2015 GSA Annual Meeting in Baltimore, Maryland, USA (1-4 November 2015)

Paper No. 23-10
Presentation Time: 10:40 AM

HIGH-PRECISION ISOCHRON BURIAL DATING USING A GAS-FILLED-MAGNET


GRANGER, Darryl E., Earth Atmospheric and Planetary Sciences, Purdue University, 550 Stadium Mall Dr., West Lafayette, IN 47907, CAFFEE, Marc W., Department of Physics and Astronomy, Purdue University, West Lafayette, IN 47907, ZHAO, Zhijun, College of Geographical Sciences, Nanjing Normal University, Nanjing, 210023, China and ODOM III, William E., Earth, Atmospheric, and Planetary Sciences, Purdue University, 550 Stadium Mall Dr., West Lafayette, IN 47907, dgranger@purdue.edu

Cosmogenic 26Al and 10Be in quartz can be used to date sediment burial over timescales ranging up to ~5-6 My based on their relative decay. However, burial dating has traditionally required deep burial in caves or beneath tens of meters of sediment, and the method has suffered from large uncertainties due to the difficulty in measuring 26Al by accelerator mass spectrometry.
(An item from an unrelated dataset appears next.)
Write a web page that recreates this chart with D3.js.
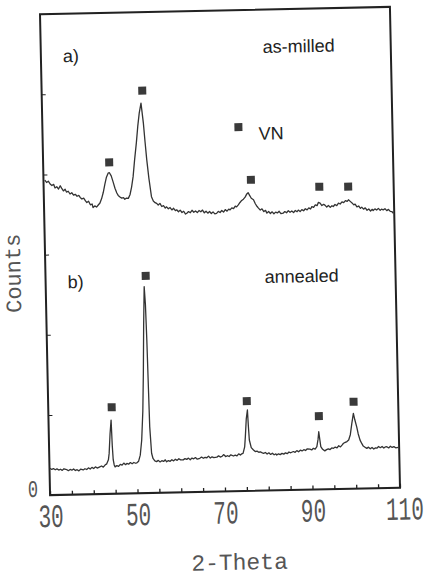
<!DOCTYPE html>
<html>
<head>
<meta charset="utf-8">
<script src="https://cdn.jsdelivr.net/npm/d3@7"></script>
<style>
  body { margin: 0; background: #fff; }
  .axis path, .axis line { stroke: #222; }
  .lbl { font-family: "Liberation Sans", Arial, sans-serif; fill: #222; }
  .mono { font-family: "Liberation Mono", "DejaVu Sans Mono", monospace; fill: #555; }
</style>
</head>
<body>
<svg width="429" height="581"></svg>
<script>
// trace a) as-milled  (2-theta, counts read off the scan)
var aTheta = [30.3,30.7,31.1,31.5,31.9,32.3,32.6,33.0,33.4,33.8,34.1,34.5,34.9,35.2,35.6,36.0,36.4,36.8,37.2,37.6,
  38.0,38.3,38.7,39.1,39.5,39.8,40.2,40.6,41.0,41.2,41.6,42.0,42.4,42.8,43.2,43.6,44.0,44.4,44.8,45.1,
  45.5,45.9,46.3,46.7,47.0,47.4,47.8,48.2,48.5,48.9,49.3,49.7,50.1,50.5,50.9,51.4,51.8,52.2,52.65,53.1,
  53.4,53.7,54.1,54.6,55.0,55.4,55.75,56.1,56.5,56.9,57.3,57.7,58.0,58.4,58.8,59.2,59.6,60.0,60.3,60.7,
  61.1,61.5,61.9,62.3,62.6,63.0,63.4,63.8,64.2,64.6,65.0,65.4,65.8,66.2,66.6,67.0,67.4,67.8,68.2,68.6,
  69.0,69.4,69.8,70.2,70.6,71.0,71.4,71.8,72.2,72.5,72.9,73.3,73.7,74.0,74.4,74.8,75.2,75.6,76.0,76.4,
  76.7,77.0,77.4,77.9,78.3,78.7,79.0,79.4,79.8,80.2,80.6,80.9,81.3,81.7,82.1,82.5,82.9,83.3,83.7,84.1,
  84.6,85.0,85.4,85.8,86.2,86.6,87.0,87.4,87.8,88.1,88.5,88.9,89.3,89.7,90.1,90.5,90.9,91.2,91.6,92.0,
  92.4,92.7,93.1,93.5,93.9,94.2,94.6,95.0,95.4,95.8,96.1,96.5,96.9,97.3,97.7,98.1,98.5,98.9,99.3,99.6,
  100.0,100.4,100.8,101.1,101.5,101.9,102.3,102.6,103.0,103.4,103.8,104.2,104.6,105.0,105.2,105.6,106.0,106.4,106.8,107.1,
  107.5,107.9,108.3,108.7,109.1,109.5,109.8];
var aCounts = [786,780,783,776,772,775,766,769,763,771,765,758,762,755,757,750,753,747,749,744,
  746,741,737,739,732,728,731,722,724,715,719,716,721,726,737,752,772,790,800,801,
  793,778,762,750,744,740,737,738,734,737,736,745,764,790,830,874,915,948,973,923,
  875,831,785,739,728,724,722,718,722,714,716,710,713,708,711,705,709,703,705,700,
  704,698,701,694,696,700,697,703,698,701,697,702,699,703,696,700,695,699,694,698,
  693,694,699,696,701,697,703,699,704,702,707,705,711,709,714,720,725,728,733,741,
  744,738,730,726,716,709,705,700,703,696,699,692,696,691,695,690,694,692,696,690,
  691,695,692,697,693,696,692,697,694,698,694,699,696,701,698,703,700,706,704,710,
  708,716,714,708,711,709,704,708,703,707,705,710,707,713,711,716,714,719,717,721,
  717,713,708,710,703,705,699,702,697,700,694,697,692,696,693,697,694,698,693,696,
  694,697,692,695,690,689,685];

// trace b) annealed
var bTheta = [30.1,30.5,30.9,31.3,31.7,32.1,32.5,32.9,33.3,33.9,34.3,34.7,35.1,35.5,35.9,36.3,36.7,37.1,37.7,38.1,
  38.5,38.9,39.3,39.7,40.1,40.5,40.9,41.5,41.9,42.3,42.7,43.1,43.5,43.7,44.0,44.3,44.45,44.6,44.8,45.0,
  45.4,45.8,46.2,46.6,47.0,47.4,47.7,48.1,48.5,48.9,49.3,49.7,50.0,50.4,50.8,51.2,51.6,51.9,52.2,52.5,
  52.7,52.85,53.0,53.1,53.4,53.7,54.1,54.5,54.9,55.3,55.7,56.1,56.5,56.8,57.2,57.6,58.0,58.4,58.8,59.2,
  59.6,60.0,60.6,61.0,61.4,61.8,62.2,62.6,63.0,63.4,63.8,64.4,64.8,65.2,65.6,66.0,66.4,66.8,67.2,67.6,
  68.3,68.7,69.1,69.5,69.9,70.3,70.7,71.1,71.5,72.1,72.5,72.9,73.3,73.7,74.0,74.3,74.7,74.9,75.2,75.5,
  75.65,75.8,76.2,76.7,77.1,77.5,77.9,78.3,78.7,79.0,79.4,79.8,80.2,80.6,81.0,81.4,81.8,82.0,82.4,82.8,
  83.2,83.6,84.0,84.4,84.8,85.2,85.8,86.2,86.6,87.0,87.4,87.8,88.2,88.6,89.0,89.6,90.0,90.4,90.8,91.2,
  91.5,91.7,91.9,92.1,92.5,93.0,93.4,93.8,94.2,94.6,95.0,95.4,95.8,96.2,96.6,97.0,97.3,97.7,98.1,98.5,
  98.9,99.3,99.7,100.0,100.4,100.7,101.1,101.5,101.8,102.2,102.6,103.0,103.4,103.8,104.2,104.6,104.9,105.3,105.7,106.1,
  106.5,106.9,107.2,107.6,108.0,108.4,108.8,109.2,109.8];
var bCounts = [67,64,66,63,65,62,64,61,65,63,60,63,61,64,60,62,59,63,61,64,
  62,66,63,67,64,68,65,68,70,67,72,75,85,101,150,184,120,85,72,67,
  70,68,73,71,76,72,75,73,77,74,77,75,76,80,95,132,205,299,420,515,
  470,382,250,165,99,86,80,78,81,77,80,78,82,77,80,78,82,79,83,80,
  84,81,81,84,82,85,81,85,83,86,82,84,87,84,86,85,89,84,87,85,
  86,89,86,88,92,87,89,87,91,88,90,88,93,90,93,94,110,135,180,202,
  160,127,108,102,98,99,96,97,94,93,95,91,94,90,93,89,91,88,91,89,
  92,90,93,91,95,93,96,94,98,95,99,97,100,98,102,101,99,103,101,107,
  125,144,125,107,100,96,99,101,99,103,102,105,103,108,105,110,114,116,118,122,
  135,163,188,172,154,137,121,112,106,103,100,103,99,102,98,101,100,104,101,104,
  100,103,103,100,104,101,103,100,101];

// VN peak markers
var aMarkTheta = [45.1, 53.0, 77.4, 93.0, 99.6];
var aMarkCounts = [827, 1004, 776, 755, 754];
var bMarkTheta = [44.5, 52.9, 75.4, 91.8, 99.8];
var bMarkCounts = [216, 542, 224, 183, 217];
var keyMark = {theta: 74.8, counts: 908, label: "VN"};

var xTicksMajor = [30, 50, 70, 90, 110];
var xTicksMinor = d3.range(30, 111, 5);
var yTicksMinor = [200, 400, 600, 800, 1000];

var svg = d3.select("svg");
// the scan is slightly tilted
var g = svg.append("g").attr("transform", "rotate(-1.2,220,251)");

var x = d3.scaleLinear().domain([30, 110]).range([45, 395]);
var y = d3.scaleLinear().domain([0, 1200]).range([491.5, 10.5]);

// frame
g.append("rect")
  .attr("x", 45).attr("y", 10.5)
  .attr("width", 350).attr("height", 481)
  .attr("fill", "none").attr("stroke", "#222").attr("stroke-width", 2);

// bottom ticks (inward)
g.append("g").attr("class", "axis")
  .attr("transform", "translate(0,491.5)")
  .call(d3.axisBottom(x).tickValues(xTicksMinor).tickSize(-4).tickFormat(""))
  .call(function(s){ s.select(".domain").remove(); s.selectAll("line").attr("stroke-width", 1.3); });

// tick labels: tall narrow plotter digits
var xl = g.append("g").attr("class", "axis")
  .attr("transform", "translate(0,491.5)")
  .call(d3.axisBottom(x).tickValues(xTicksMajor).tickSize(0).tickFormat(d3.format("d")));
xl.select(".domain").remove();
xl.selectAll("text")
  .attr("class", "mono")
  .attr("y", 0).attr("dy", 0)
  .attr("transform", function(d){ return "translate(" + (d >= 100 ? 4 : 0) + ",32) scale(1,1.55)"; })
  .style("font-size", "21px");

// left ticks
g.append("g").attr("class", "axis")
  .attr("transform", "translate(45,0)")
  .call(d3.axisLeft(y).tickValues(yTicksMinor).tickSize(-4).tickFormat(""))
  .call(function(s){ s.select(".domain").remove(); s.selectAll("line").attr("stroke-width", 1); });

g.append("text").attr("class", "mono")
  .attr("text-anchor", "middle")
  .attr("transform", "translate(28,493) scale(1,1.4)")
  .style("font-size", "17px")
  .text("0");

g.append("text").attr("class", "mono")
  .attr("x", 233).attr("y", 570).attr("text-anchor", "middle")
  .style("font-size", "23px")
  .text("2-Theta");

g.append("text").attr("class", "mono")
  .attr("transform", "translate(20,269) rotate(-90)")
  .attr("text-anchor", "middle")
  .style("font-size", "22px")
  .text("Counts");

// traces
var line = d3.line()
  .x(function(d){ return x(d[0]); })
  .y(function(d){ return y(d[1]); });

[[aTheta, aCounts], [bTheta, bCounts]].forEach(function(s) {
  g.append("path")
    .datum(d3.zip(s[0], s[1]))
    .attr("d", line)
    .attr("fill", "none")
    .attr("stroke", "#333")
    .attr("stroke-width", 1.3)
    .attr("stroke-linejoin", "round");
});

// markers
var marks = d3.zip(aMarkTheta, aMarkCounts)
  .concat(d3.zip(bMarkTheta, bMarkCounts))
  .concat([[keyMark.theta, keyMark.counts]]);
var ms = 8;
g.selectAll("rect.mark")
  .data(marks)
  .enter().append("rect")
  .attr("class", "mark")
  .attr("x", function(d){ return x(d[0]) - ms / 2; })
  .attr("y", function(d){ return y(d[1]) - ms / 2; })
  .attr("width", ms).attr("height", ms)
  .attr("fill", "#3a3a3a");

// labels
function label(tx, ty, t) {
  g.append("text").attr("class", "lbl")
    .attr("x", tx).attr("y", ty)
    .style("font-size", "18px")
    .text(t);
}
label(67, 59, "a)");
label(267, 54, "as-milled");
label(x(keyMark.theta) + 20, y(keyMark.counts) + 13, keyMark.label);
label(67, 285, "b)");
label(264, 284, "annealed");
</script>
</body>
</html>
This has now fundamentally changed due to the recent implementation of a gas-filled-magnet (GFM) at PRIME Lab. By suppressing the isobar 26Mg, the GFM allows 26Al to be injected into the accelerator as the molecular ion AlO-, at more than an order of magnitude higher beam current. Precision of 26Al measurements is now equal to that of 10Be, a few percent or better. We will present new data comparing burial dates to 40Ar/39Ar dates of overlying volcanic deposits at the 0.77 My Bishop Tuff, California, and at the Pulu site in the Tarim Basin of northern China where the uppermost Xiyu conglomerate is sandwiched by basalt flows that bracket its age to 1.2-1.4 My. In both cases the burial ages match the 40Ar/39Ar ages with precision of ~5%. Isochron burial dating has tremendous potential in archaeology and Quaternary geology, including for dating sites buried by only a few meters of sediment.